ET SI C’EST VOUS QUI COMMETTEZ UNE MICROAGRESSION?

Wooden Scrabble letters that say: Say sorry.

Si vous vous rendez compte que vous avez dit ou fait quelque chose qui aurait pu mettre quelqu’un mal à l’aise, ou que vous avez involontairement offensé quelqu’un, assurez-vous de ne pas laisser passer cette microagression. Assumez et reconnaissez votre faux pas. De telles situations peuvent se produire à un niveau conscient ou inconscient, mais vous devez prendre des mesures pour comprendre ce qui s’est passé et vous excuser; les excuses permettent de progresser en termes de compréhension, d’épanouissement émotionnel, d’empathie et de sensibilité aux différences culturelles.

UTILISEZ LES STRATÉGIES SUIVANTES

Si vous vous rendez compte que vous avez commis une microagression ou que quelqu’un d’autre vous le fait remarquer, vous pouvez ressentir un choc, suivi d’une attitude défensive ou peut-être d’un remords superficiel.

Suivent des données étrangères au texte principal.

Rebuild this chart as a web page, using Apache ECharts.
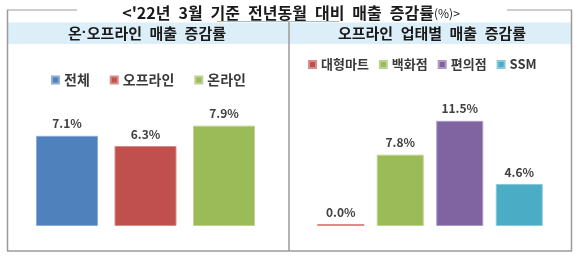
<!DOCTYPE html>
<html><head><meta charset="utf-8">
<script src="https://cdn.jsdelivr.net/npm/echarts@6/dist/echarts.min.js"></script>
<style>html,body{margin:0;padding:0;background:#fff}#c{width:580px;height:260px}</style>
</head><body><div id="c"></div>
<script>
const titleMain = "<'22년 3월 기준 전년동월 대비 매출 증감률";
const titleUnit = "(%)>";
const leftHeaderA = "온";
const leftHeaderDot = "·";
const leftHeaderB = "오프라인 매출 증감률";
const rightHeader = "오프라인 업태별 매출 증감률";

const leftNames = ["전체", "오프라인", "온라인"];
const leftValues = [7.1, 6.3, 7.9];
const leftColors = ["#4F81BD", "#C0504D", "#9BBB59"];

const rightNames = ["대형마트", "백화점", "편의점", "SSM"];
const rightValues = [0.0, 7.8, 11.5, 4.6];
const rightColors = ["#C0504D", "#9BBB59", "#8064A2", "#4BACC6"];

const FONT = '"Noto Sans CJK KR", sans-serif';
const wide = s => s.split(' ').join('\u2002');
const chart = echarts.init(document.getElementById('c'), null, {renderer: 'canvas'});

function lighten(hex, a) {
  const n = parseInt(hex.slice(1), 16);
  const r = (n >> 16) & 255, g = (n >> 8) & 255, b = n & 255;
  const f = v => Math.round(v + (255 - v) * a);
  return 'rgb(' + f(r) + ',' + f(g) + ',' + f(b) + ')';
}

const labelCfg = {
  show: true, position: 'top', distance: 6,
  fontFamily: FONT, fontWeight: 'bold', fontSize: 12, color: '#404040',
  formatter: p => p.value.toFixed(1) + '%'
};

const series = [];
leftNames.forEach((n, i) => {
  series.push({
    type: 'bar', name: n, xAxisIndex: 0, yAxisIndex: 0,
    data: [leftValues[i]], barWidth: 62, barGap: '26.6%',
    itemStyle: {color: leftColors[i], borderColor: lighten(leftColors[i], 0.35), borderWidth: 1},
    label: labelCfg, silent: true
  });
});
rightNames.forEach((n, i) => {
  const zero = rightValues[i] === 0;
  series.push({
    type: 'bar', name: n, xAxisIndex: 1, yAxisIndex: 1,
    data: [{value: rightValues[i], itemStyle: zero ? {color: '#E48787', borderWidth: 0} : undefined}],
    barWidth: 47, barGap: '26.6%', barMinHeight: zero ? 2 : 0,
    itemStyle: {color: rightColors[i], borderColor: lighten(rightColors[i], 0.35), borderWidth: 1},
    label: labelCfg, silent: true
  });
});

const border = '#9a9a9a';
chart.setOption({
  animation: false,
  grid: [
    {left: 20, width: 251, top: 99, height: 127},
    {left: 300, width: 260, top: 98, height: 128}
  ],
  xAxis: [
    {type: 'category', gridIndex: 0, data: [''], show: false},
    {type: 'category', gridIndex: 1, data: [''], show: false}
  ],
  yAxis: [
    {type: 'value', gridIndex: 0, min: 0, max: 10, show: false},
    {type: 'value', gridIndex: 1, min: 0, max: 14, show: false}
  ],
  legend: [
    {data: leftNames, left: 46, top: 68, icon: 'rect', itemWidth: 7, itemHeight: 7, itemGap: 20,
     textStyle: {fontFamily: FONT, fontWeight: 'bold', fontSize: 14, color: '#3a3a3a'}, selectedMode: false},
    {data: rightNames, left: 303, top: 53, icon: 'rect', itemWidth: 7, itemHeight: 7, itemGap: 10,
     textStyle: {fontFamily: FONT, fontWeight: 'bold', fontSize: 13, color: '#3a3a3a'}, selectedMode: false}
  ],
  graphic: [
    {type: 'rect', shape: {x: 7, y: 22.5, width: 565, height: 21.5}, style: {fill: '#DCEFF9'}, silent: true},
    {type: 'line', shape: {x1: 7, y1: 10, x2: 77, y2: 10}, style: {stroke: border, lineWidth: 1}},
    {type: 'line', shape: {x1: 507, y1: 10, x2: 572, y2: 10}, style: {stroke: border, lineWidth: 1}},
    {type: 'line', shape: {x1: 7.5, y1: 10, x2: 7.5, y2: 251}, style: {stroke: border, lineWidth: 1.5}},
    {type: 'line', shape: {x1: 571.5, y1: 10, x2: 571.5, y2: 251}, style: {stroke: border, lineWidth: 1.5}},
    {type: 'line', shape: {x1: 7, y1: 251, x2: 572, y2: 251}, style: {stroke: border, lineWidth: 1.5}},
    {type: 'line', shape: {x1: 289, y1: 22, x2: 289, y2: 251}, style: {stroke: border, lineWidth: 1.5}},
    {type: 'line', shape: {x1: 217, y1: 21.5, x2: 339, y2: 21.5}, style: {stroke: '#DDB277', lineWidth: 1.2}},
    {type: 'text', x: 291, y: 13, style: {
      text: '{a|' + wide(titleMain) + '}{b|' + titleUnit + '}', align: 'center', verticalAlign: 'middle',
      rich: {
        a: {fontFamily: FONT, fontWeight: 'bold', fontSize: 16, fill: '#1a1a1a'},
        b: {fontFamily: FONT, fontWeight: 'normal', fontSize: 12, fill: '#1a1a1a'}
      }}},
    {type: 'text', x: 147, y: 33, style: {
      text: '{a|' + leftHeaderA + '}{d|' + leftHeaderDot + '}{a|' + wide(leftHeaderB) + '}',
      align: 'center', verticalAlign: 'middle',
      rich: {
        a: {fontFamily: FONT, fontWeight: 'bold', fontSize: 15, fill: '#1a1a1a'},
        d: {fontFamily: '"Liberation Sans", sans-serif', fontWeight: 'bold', fontSize: 15, fill: '#1a1a1a'}
      }}},
    {type: 'text', x: 432, y: 33, style: {text: wide(rightHeader), align: 'center', verticalAlign: 'middle',
      fontFamily: FONT, fontWeight: 'bold', fontSize: 15, fill: '#1a1a1a'}}
  ],
  series: series
});
</script></body></html>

Si vous vous trouvez dans cette situation, voici cinq mesures que vous pouvez prendre pour y remédier :

  • Prenez un moment pour réfléchir à l’origine de la microagression. Vous apprendrez peut-être quelque chose sur vous-même et sur les influences environnantes.
  • Essayez de comprendre s’il s’agissait d’un lapsus (quelque chose qui est mal sorti) ou s’il y a un problème plus grave à régler (des sentiments ou des idées dont vous n’aviez pas conscience).
  • Reconnaissez ce que vous avez fait et traquez vos préjugés, stéréotypes ou tout autre préjugé inconscient pour travailler à les éliminer.
  • Évitez de vous excuser ou d’être sur la défensive. Concentrez-vous sur le fait de parler sincèrement à l’autre personne et d’écouter ce qu’elle a à dire sans l’interrompre. Faites preuve d’empathie, validez ce que l’autre personne a vécu et ne vous excusez pas excessivement, car cela pourrait ne pas paraître authentique.
  • Appréciez l’occasion de changer vos attitudes. Ne considérez pas négativement la personne qui a signalé votre microagression.

À RETENIR

  • Les microagressions peuvent prendre la forme d’actions verbales, non verbales ou comportementales et se produire au niveau conscient ou inconscient. Elles sont généralement dirigées envers des personnes appartenant à des groupes non dominants en raison de leur race, de leur lieu d’origine, de leur milieu culturel, mais peuvent également être fondées sur le sexe, l’orientation sexuelle, l’appartenance religieuse, la capacité physique, etc.
  • Les microagressions peuvent avoir de graves répercussions sur les personnes qui les subissent. En effet, les microagressions peuvent affecter l’image que les personnes ont d’elles-mêmes. Elles peuvent se sentir exclues, critiquées, sous-évaluées, étrangères ou même non acceptées ou respectées. Ces sentiments peuvent avoir un effet néfaste sur leur santé mentale.
  • Il existe des stratégies pour réagir aux microagressions, que l’on soit victime, responsable ou témoin. Quoi qu’il en soit, la première chose à faire est de prendre du recul, de réfléchir à la situation, puis de décider de la meilleure façon d’agir.